I digress.  First off, his speech is of "liberty and freedom," well, because he says it is.  When President Obama draws crowds of 50,000 or more, which he's done numerous times, it's not to hear the message of "liberty and freedom."  Oh no that is only for the Paultards.  They are the ones who get to decide what's liberty and what's freedom.  Banning all abortions and criminalizing people with vaginas, which is what Paul supports, is pure Liberty and Freedom.  

Whatever, my point in writing this is not to berate Paul's really screwed up ideology.  It's to hit Paul, and those who think he's some kind of Revolutionary Freedom Fighter, on his messed up version of Republican roots.

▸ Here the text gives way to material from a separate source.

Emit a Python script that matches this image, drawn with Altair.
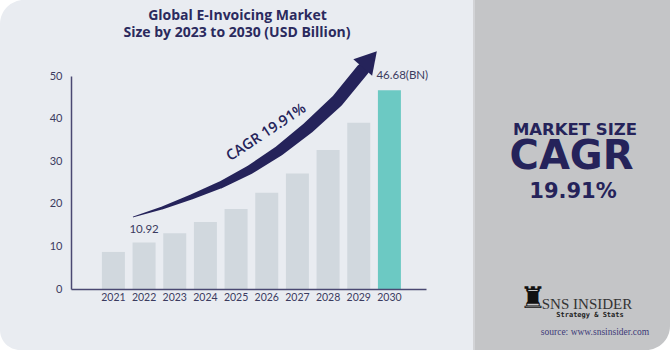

Paul fantastically states, "there is no way I'm going to give up on the effort to get the Republicans back to their roots."  What "roots" could he possibly be talking about?

Never in the modern history of the GOP is there any track record of shrinking government, cutting spending, ending wars, reining in the deficit or of doing anything to curtail the Federal Reserve.  In fact, the only audit ever of the Federal Reserve (a longtime issue for Paul) came at the helm of an entirely Democratic-controlled Congress.  It was passed solely because of Alan Grayson, of which Paul signed on.  But the "root" issue Paul claims to want to return to is completely a Democratic legislative victory and has nothing to do with Paul's precious Republican Party. 

The only "roots" for the GOP to return to are its widely popular platform of Equal Rights and racial equality from the second-half of the 19th century, of which Ron Paul would probably not support given that his son thinks the Civil Rights Act is unconstitutional.